La dolente “Virginedda addurata” apre la stagione 2024-25 di Palco Off a Catania
La dolente “Virginedda addurata” apre la stagione 2024-25 di Palco Off a Catania
Alla fine, sulla scena nuda di «Virginedda addurata», rimangono i panni appesi dei quattro personaggi che si alternano e si intersecano nella storia che Giuseppina Torregrossa ha sceneggiato per il teatro traendola da un tremendo femminicidio perpetrato nel 2012 a Trapani. Quegli abiti costituiscono da un lato il memento di donne umiliate e soggiogate, dall’altro i fantasmi di ciò che potevano essere e non sono state: donne libere, normali e forse felici. Nella fluida regia che Nicola Orofino costruisce sul testo, sono loro le devote fedelissime in nevrotico e arrabbiato pellegrinaggio alla grotta della Santuzza palermitana, «vergine adorata» e unica spes delle loro vite mortificate.
Chiedono tutte intercessione: Maria, protagonista e vittima, una caterva di figli e un quarto già in arrivo, segnata dalla violenza domestica del marito Giuseppe, bravo anche in quella sottile dell’indifferenza e dell’adulterio, ma che lei desidera comunque riconquistare; la di lei madre, che vorrebbe invece riprendersela in casa; la figlia, sconvolta dal clima di violenza in cui vive; infine l’amante, l’altra, la «buttana», venuta anche lei a perorare i suoi diritti di amata. Egle Doria, riesce a donare a tutte loro uno spessore mirabile, variando tono, lingua, carattere, atteggiamento in un tour de force interpretativo davvero potente. Ma il concitato monologo che ognuna di loro rivolge alla Santa – in forma di prece, di richiesta di vendetta o di cosiglio – suona più come sfogo, bolo esistenziale da rigurgitare, parola che si fa carne viva e addolorata, icona delle loro vite in balia di una cultura maschilista e autoritaria e che la Santuzza non può ahimè che subire. E nel dialetto ibridato in cui si dispiega «Virginedda addurata» – prima della stagione 2024-25 di «Palco Off» – la parola della Torregrossa tesse un impianto nel quale ad aprire la vicenda è proprio ipse Rosalia (una ieratica e leggera ad un tempo Francesca Vitale), Santa però molto laica, in sciatta versione casalinga, un accenno di discreto Parkinson e una serie di lastime da snocciolare, degradata più ad una confidente che ad una beata da cui pretendere una grazia: aurtata insomma dai tempi che mutano e dalle folle delle sue devote troppo insistenti e capricciose per una come lei romita e silenziosa.

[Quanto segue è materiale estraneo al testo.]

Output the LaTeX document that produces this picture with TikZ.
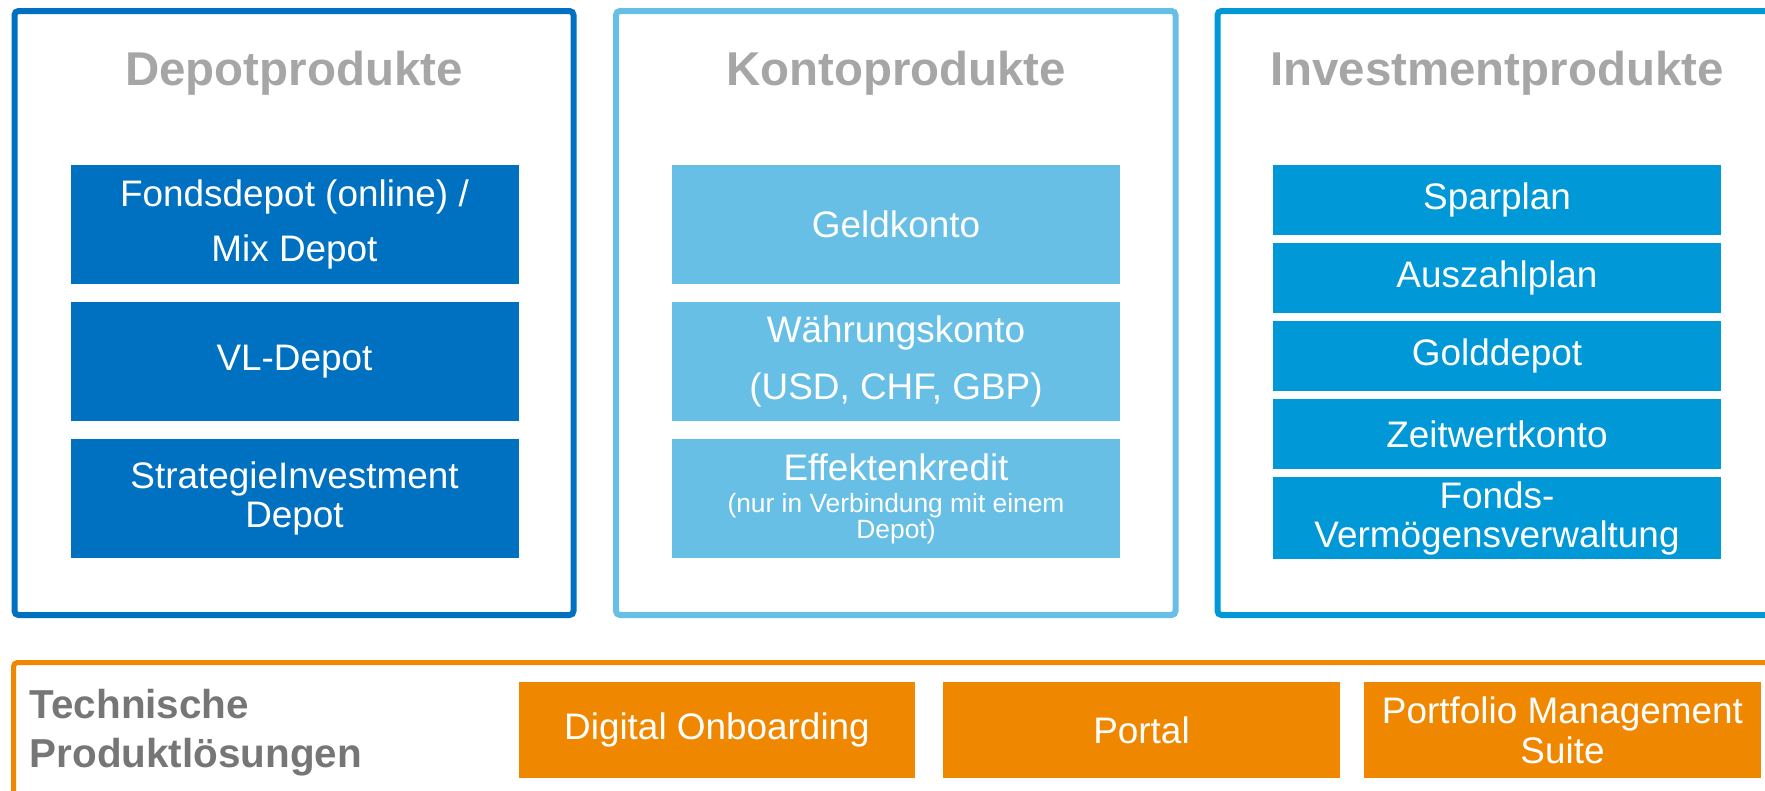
\documentclass[tikz,border=0pt]{standalone}
\usepackage{fontspec}
\setmainfont{Liberation Sans}
\usetikzlibrary{positioning}

\definecolor{depotblue}{RGB}{0,112,192}
\definecolor{kontoblue}{RGB}{103,191,229}
\definecolor{investblue}{RGB}{0,152,214}
\definecolor{loesungorange}{RGB}{240,135,0}
\definecolor{titlegray}{RGB}{166,166,166}
\definecolor{techgray}{RGB}{118,118,118}

\tikzset{
  panelframe/.style = {line width = 0.6mm, rounded corners = 0.4mm},
  headline/.style = {anchor = base, inner sep = 0, text = titlegray, font = \fontsize{13.5}{16}\selectfont\bfseries},
  productbox/.style = {shape = rectangle, inner sep = 0, outer sep = 0, text = white, align = center, minimum width = 44.8mm, font = \fontsize{10.5}{12.6}\selectfont},
  solutionbox/.style = {shape = rectangle, fill = loesungorange, inner sep = 0, outer sep = 0, text = white, align = center, minimum width = 39.7mm, minimum height = 9.6mm, font = \fontsize{10.5}{11.4}\selectfont}
}

\begin{document}
\begin{tikzpicture}[x = 0.1mm, y = -0.1mm]
\useasboundingbox (0,0) rectangle (1765,790);
\clip (0,0) rectangle (1765,790);
\draw[panelframe, draw = depotblue] (14.5,11) rectangle (573.5,615);
\draw[panelframe, draw = kontoblue] (616,11) rectangle (1175.5,615);
\draw[panelframe, draw = investblue] (1217.5,11) rectangle (1777,615);
\draw[panelframe, draw = loesungorange, line width = 0.5mm] (13.5,662.5) rectangle (1800,850);

\node[headline] (d) at (294,85) {Depotprodukte};
\node[headline] (k) at (896,85) {Kontoprodukte};
\node[headline] (i) at (1497,85) {Investmentprodukte};

% Depot
\node[productbox, fill = depotblue, minimum height = 11.9mm, font = \fontsize{10.5}{15.6}\selectfont] (1) at (294.5,224.5) {Fondsdepot (online) /\\Mix Depot};
\node[productbox, fill = depotblue, minimum height = 11.9mm, below = 1.8mm of 1] (2) {VL-Depot};
\node[productbox, fill = depotblue, minimum height = 11.9mm, font = \fontsize{10.5}{11.1}\selectfont, below = 1.8mm of 2] (3) {StrategieInvestment\\Depot};

% Konto
\node[productbox, fill = kontoblue, minimum height = 11.9mm] (4) at (896,224.5) {Geldkonto};
\node[productbox, fill = kontoblue, minimum height = 11.9mm, font = \fontsize{10.5}{16.1}\selectfont, below = 1.8mm of 4] (5) {Währungskonto\\(USD, CHF, GBP)};
\node[productbox, fill = kontoblue, minimum height = 11.9mm, font = \fontsize{10.5}{7.4}\selectfont, below = 1.8mm of 5] (6) {Effektenkredit\\[1.7pt]\fontsize{7.5}{7.4}\selectfont(nur in Verbindung mit einem\\\fontsize{7.5}{7.4}\selectfont Depot)};

% Investment
\node[productbox, fill = investblue, minimum height = 7mm] (7) at (1497,200) {Sparplan};
\node[productbox, fill = investblue, minimum height = 7mm, below = 0.8mm of 7] (8) {Auszahlplan};
\node[productbox, fill = investblue, minimum height = 7mm, below = 0.8mm of 8] (9) {Golddepot};
\node[productbox, fill = investblue, minimum height = 7mm, below = 0.8mm of 9] (10) {Zeitwertkonto};
\node[productbox, fill = investblue, minimum height = 8.2mm, font = \fontsize{10.5}{11.1}\selectfont, below = 0.8mm of 10] (11) {Fonds-\\Vermögensverwaltung};

% Technik
\node[anchor = north west, inner sep = 0, align = left, text = techgray, font = \fontsize{11.5}{14.2}\selectfont\bfseries] (t) at (29,688) {Technische\\Produktlösungen};
\node[solutionbox, minimum width = 39.6mm] (12) at (717,730) {Digital Onboarding};
\node[solutionbox, right = 2.8mm of 12] (13) {Portal};
\node[solutionbox, right = 2.4mm of 13] (14) {Portfolio Management\\Suite};
\end{tikzpicture}
\end{document}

La vertigine scabrosa della vicenda reale (Maria fu orrendamente assassinata dal marito con la complicità dell’amante) – è comunque alleggerita da una ironia che non scalfisce affatto la fortissima denuncia implicita nello spettacolo. «Viginedda addurata» infatti non tratteggia il rapporto tra sacro e profano nella nostra isola ma si allarga, al di là di tutti gli stereotipi su cui comunque gioca, ad una riflessione vastissima sul mondo dell’odio perpetrato verso l’universo femminile proprio perché femminile:e da “addurata” ad addolorata il passo è veramente breve.